Short task
Images must not appear in your copy; reproduce every other part of the records exactly.

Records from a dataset
──────────────────────────────

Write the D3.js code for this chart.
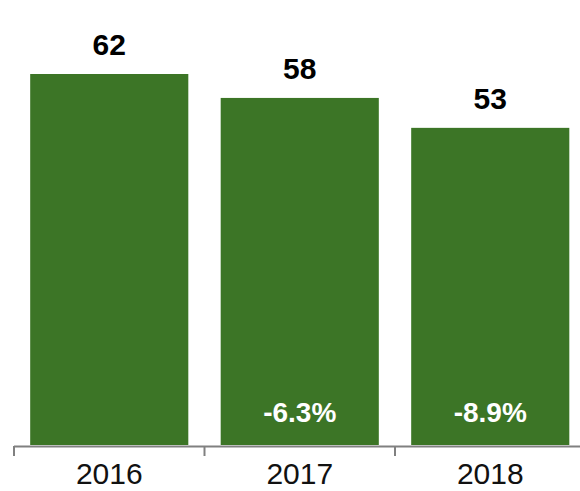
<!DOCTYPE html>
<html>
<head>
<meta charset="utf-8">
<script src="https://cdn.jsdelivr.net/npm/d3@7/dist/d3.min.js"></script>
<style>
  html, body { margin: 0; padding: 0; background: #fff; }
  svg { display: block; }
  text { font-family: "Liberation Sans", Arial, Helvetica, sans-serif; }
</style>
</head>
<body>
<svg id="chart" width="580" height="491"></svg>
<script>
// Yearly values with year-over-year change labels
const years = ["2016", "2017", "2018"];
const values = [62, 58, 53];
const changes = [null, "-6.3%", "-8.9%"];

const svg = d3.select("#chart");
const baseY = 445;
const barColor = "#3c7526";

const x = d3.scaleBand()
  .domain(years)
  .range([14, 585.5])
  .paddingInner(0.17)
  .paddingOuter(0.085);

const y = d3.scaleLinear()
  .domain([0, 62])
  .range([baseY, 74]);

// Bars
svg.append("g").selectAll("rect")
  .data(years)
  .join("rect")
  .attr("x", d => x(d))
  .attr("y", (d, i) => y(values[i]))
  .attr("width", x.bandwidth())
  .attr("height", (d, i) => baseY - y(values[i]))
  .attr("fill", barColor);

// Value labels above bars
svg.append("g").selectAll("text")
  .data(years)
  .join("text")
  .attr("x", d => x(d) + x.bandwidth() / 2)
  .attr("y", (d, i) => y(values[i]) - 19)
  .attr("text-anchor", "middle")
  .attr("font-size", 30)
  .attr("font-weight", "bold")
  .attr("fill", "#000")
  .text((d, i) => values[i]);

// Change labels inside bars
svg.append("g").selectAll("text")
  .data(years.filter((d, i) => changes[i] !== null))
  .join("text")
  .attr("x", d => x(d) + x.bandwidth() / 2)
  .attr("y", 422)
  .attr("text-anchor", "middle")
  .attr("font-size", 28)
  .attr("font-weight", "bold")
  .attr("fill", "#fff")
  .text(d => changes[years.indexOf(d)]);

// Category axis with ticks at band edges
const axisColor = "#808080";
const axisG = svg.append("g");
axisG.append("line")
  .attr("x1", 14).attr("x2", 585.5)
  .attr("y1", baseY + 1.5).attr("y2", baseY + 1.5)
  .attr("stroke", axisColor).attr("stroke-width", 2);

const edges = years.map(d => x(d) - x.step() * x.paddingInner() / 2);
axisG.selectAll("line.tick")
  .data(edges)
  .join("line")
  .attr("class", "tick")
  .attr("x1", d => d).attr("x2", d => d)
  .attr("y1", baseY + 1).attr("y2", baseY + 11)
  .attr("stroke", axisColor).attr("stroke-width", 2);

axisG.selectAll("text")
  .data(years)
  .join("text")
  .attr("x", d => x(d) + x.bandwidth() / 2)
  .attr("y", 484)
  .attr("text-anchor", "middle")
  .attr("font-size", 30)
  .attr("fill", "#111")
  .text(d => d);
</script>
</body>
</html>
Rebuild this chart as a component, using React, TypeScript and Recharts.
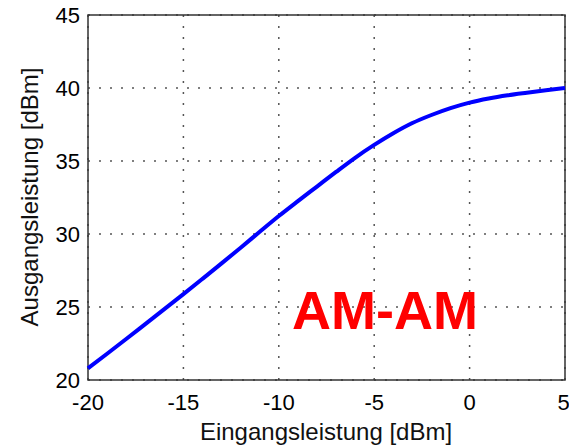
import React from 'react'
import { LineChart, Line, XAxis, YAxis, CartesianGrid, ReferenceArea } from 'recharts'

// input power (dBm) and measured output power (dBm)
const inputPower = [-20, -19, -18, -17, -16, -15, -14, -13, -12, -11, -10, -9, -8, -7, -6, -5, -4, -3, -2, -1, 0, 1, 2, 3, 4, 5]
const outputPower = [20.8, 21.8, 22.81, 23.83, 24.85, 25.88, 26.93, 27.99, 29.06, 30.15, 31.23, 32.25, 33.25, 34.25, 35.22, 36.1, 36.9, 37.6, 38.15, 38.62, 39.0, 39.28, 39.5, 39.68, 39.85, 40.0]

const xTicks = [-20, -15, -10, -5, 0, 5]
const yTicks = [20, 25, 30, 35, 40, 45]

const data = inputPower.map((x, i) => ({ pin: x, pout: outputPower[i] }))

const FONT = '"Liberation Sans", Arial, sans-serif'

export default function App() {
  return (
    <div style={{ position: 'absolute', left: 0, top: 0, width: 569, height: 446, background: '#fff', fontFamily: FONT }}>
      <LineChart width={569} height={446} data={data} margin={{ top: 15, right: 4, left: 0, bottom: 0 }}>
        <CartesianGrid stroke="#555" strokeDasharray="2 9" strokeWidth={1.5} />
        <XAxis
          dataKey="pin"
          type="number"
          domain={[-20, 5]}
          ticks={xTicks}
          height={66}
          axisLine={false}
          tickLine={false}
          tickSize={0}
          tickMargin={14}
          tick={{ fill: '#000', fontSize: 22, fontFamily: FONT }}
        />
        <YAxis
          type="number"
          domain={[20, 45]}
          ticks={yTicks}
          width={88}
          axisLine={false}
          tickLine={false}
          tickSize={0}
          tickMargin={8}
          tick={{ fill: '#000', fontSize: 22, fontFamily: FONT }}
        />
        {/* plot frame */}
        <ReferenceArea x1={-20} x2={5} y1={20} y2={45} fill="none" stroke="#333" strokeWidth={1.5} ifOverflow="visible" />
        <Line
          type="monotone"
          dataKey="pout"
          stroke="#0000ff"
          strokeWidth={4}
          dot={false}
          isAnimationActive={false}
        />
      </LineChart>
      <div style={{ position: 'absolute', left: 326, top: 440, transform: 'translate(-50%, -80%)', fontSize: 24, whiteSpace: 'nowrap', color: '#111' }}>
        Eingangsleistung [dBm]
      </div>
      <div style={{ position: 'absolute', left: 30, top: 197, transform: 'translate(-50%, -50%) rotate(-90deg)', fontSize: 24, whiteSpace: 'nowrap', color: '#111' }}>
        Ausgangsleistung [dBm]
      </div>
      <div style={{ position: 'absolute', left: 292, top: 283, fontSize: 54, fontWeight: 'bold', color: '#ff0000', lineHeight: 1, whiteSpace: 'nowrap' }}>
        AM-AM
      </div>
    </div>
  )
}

──────────────────────────────

Task answer
Write the D3.js code for this chart.
<!DOCTYPE html>
<html>
<head>
<meta charset="utf-8">
<script src="https://cdn.jsdelivr.net/npm/d3@7/dist/d3.min.js"></script>
<style>
  html, body { margin: 0; padding: 0; background: #fff; }
  svg { display: block; }
  text { font-family: "Liberation Sans", Arial, Helvetica, sans-serif; }
</style>
</head>
<body>
<svg id="chart" width="580" height="491"></svg>
<script>
// Yearly values with year-over-year change labels
const years = ["2016", "2017", "2018"];
const values = [62, 58, 53];
const changes = [null, "-6.3%", "-8.9%"];

const svg = d3.select("#chart");
const baseY = 445;
const barColor = "#3c7526";

const x = d3.scaleBand()
  .domain(years)
  .range([14, 585.5])
  .paddingInner(0.17)
  .paddingOuter(0.085);

const y = d3.scaleLinear()
  .domain([0, 62])
  .range([baseY, 74]);

// Bars
svg.append("g").selectAll("rect")
  .data(years)
  .join("rect")
  .attr("x", d => x(d))
  .attr("y", (d, i) => y(values[i]))
  .attr("width", x.bandwidth())
  .attr("height", (d, i) => baseY - y(values[i]))
  .attr("fill", barColor);

// Value labels above bars
svg.append("g").selectAll("text")
  .data(years)
  .join("text")
  .attr("x", d => x(d) + x.bandwidth() / 2)
  .attr("y", (d, i) => y(values[i]) - 19)
  .attr("text-anchor", "middle")
  .attr("font-size", 30)
  .attr("font-weight", "bold")
  .attr("fill", "#000")
  .text((d, i) => values[i]);

// Change labels inside bars
svg.append("g").selectAll("text")
  .data(years.filter((d, i) => changes[i] !== null))
  .join("text")
  .attr("x", d => x(d) + x.bandwidth() / 2)
  .attr("y", 422)
  .attr("text-anchor", "middle")
  .attr("font-size", 28)
  .attr("font-weight", "bold")
  .attr("fill", "#fff")
  .text(d => changes[years.indexOf(d)]);

// Category axis with ticks at band edges
const axisColor = "#808080";
const axisG = svg.append("g");
axisG.append("line")
  .attr("x1", 14).attr("x2", 585.5)
  .attr("y1", baseY + 1.5).attr("y2", baseY + 1.5)
  .attr("stroke", axisColor).attr("stroke-width", 2);

const edges = years.map(d => x(d) - x.step() * x.paddingInner() / 2);
axisG.selectAll("line.tick")
  .data(edges)
  .join("line")
  .attr("class", "tick")
  .attr("x1", d => d).attr("x2", d => d)
  .attr("y1", baseY + 1).attr("y2", baseY + 11)
  .attr("stroke", axisColor).attr("stroke-width", 2);

axisG.selectAll("text")
  .data(years)
  .join("text")
  .attr("x", d => x(d) + x.bandwidth() / 2)
  .attr("y", 484)
  .attr("text-anchor", "middle")
  .attr("font-size", 30)
  .attr("fill", "#111")
  .text(d => d);
</script>
</body>
</html>
Rebuild this chart as a component, using React, TypeScript and Recharts.
import React from 'react'
import { LineChart, Line, XAxis, YAxis, CartesianGrid, ReferenceArea } from 'recharts'

// input power (dBm) and measured output power (dBm)
const inputPower = [-20, -19, -18, -17, -16, -15, -14, -13, -12, -11, -10, -9, -8, -7, -6, -5, -4, -3, -2, -1, 0, 1, 2, 3, 4, 5]
const outputPower = [20.8, 21.8, 22.81, 23.83, 24.85, 25.88, 26.93, 27.99, 29.06, 30.15, 31.23, 32.25, 33.25, 34.25, 35.22, 36.1, 36.9, 37.6, 38.15, 38.62, 39.0, 39.28, 39.5, 39.68, 39.85, 40.0]

const xTicks = [-20, -15, -10, -5, 0, 5]
const yTicks = [20, 25, 30, 35, 40, 45]

const data = inputPower.map((x, i) => ({ pin: x, pout: outputPower[i] }))

const FONT = '"Liberation Sans", Arial, sans-serif'

export default function App() {
  return (
    <div style={{ position: 'absolute', left: 0, top: 0, width: 569, height: 446, background: '#fff', fontFamily: FONT }}>
      <LineChart width={569} height={446} data={data} margin={{ top: 15, right: 4, left: 0, bottom: 0 }}>
        <CartesianGrid stroke="#555" strokeDasharray="2 9" strokeWidth={1.5} />
        <XAxis
          dataKey="pin"
          type="number"
          domain={[-20, 5]}
          ticks={xTicks}
          height={66}
          axisLine={false}
          tickLine={false}
          tickSize={0}
          tickMargin={14}
          tick={{ fill: '#000', fontSize: 22, fontFamily: FONT }}
        />
        <YAxis
          type="number"
          domain={[20, 45]}
          ticks={yTicks}
          width={88}
          axisLine={false}
          tickLine={false}
          tickSize={0}
          tickMargin={8}
          tick={{ fill: '#000', fontSize: 22, fontFamily: FONT }}
        />
        {/* plot frame */}
        <ReferenceArea x1={-20} x2={5} y1={20} y2={45} fill="none" stroke="#333" strokeWidth={1.5} ifOverflow="visible" />
        <Line
          type="monotone"
          dataKey="pout"
          stroke="#0000ff"
          strokeWidth={4}
          dot={false}
          isAnimationActive={false}
        />
      </LineChart>
      <div style={{ position: 'absolute', left: 326, top: 440, transform: 'translate(-50%, -80%)', fontSize: 24, whiteSpace: 'nowrap', color: '#111' }}>
        Eingangsleistung [dBm]
      </div>
      <div style={{ position: 'absolute', left: 30, top: 197, transform: 'translate(-50%, -50%) rotate(-90deg)', fontSize: 24, whiteSpace: 'nowrap', color: '#111' }}>
        Ausgangsleistung [dBm]
      </div>
      <div style={{ position: 'absolute', left: 292, top: 283, fontSize: 54, fontWeight: 'bold', color: '#ff0000', lineHeight: 1, whiteSpace: 'nowrap' }}>
        AM-AM
      </div>
    </div>
  )
}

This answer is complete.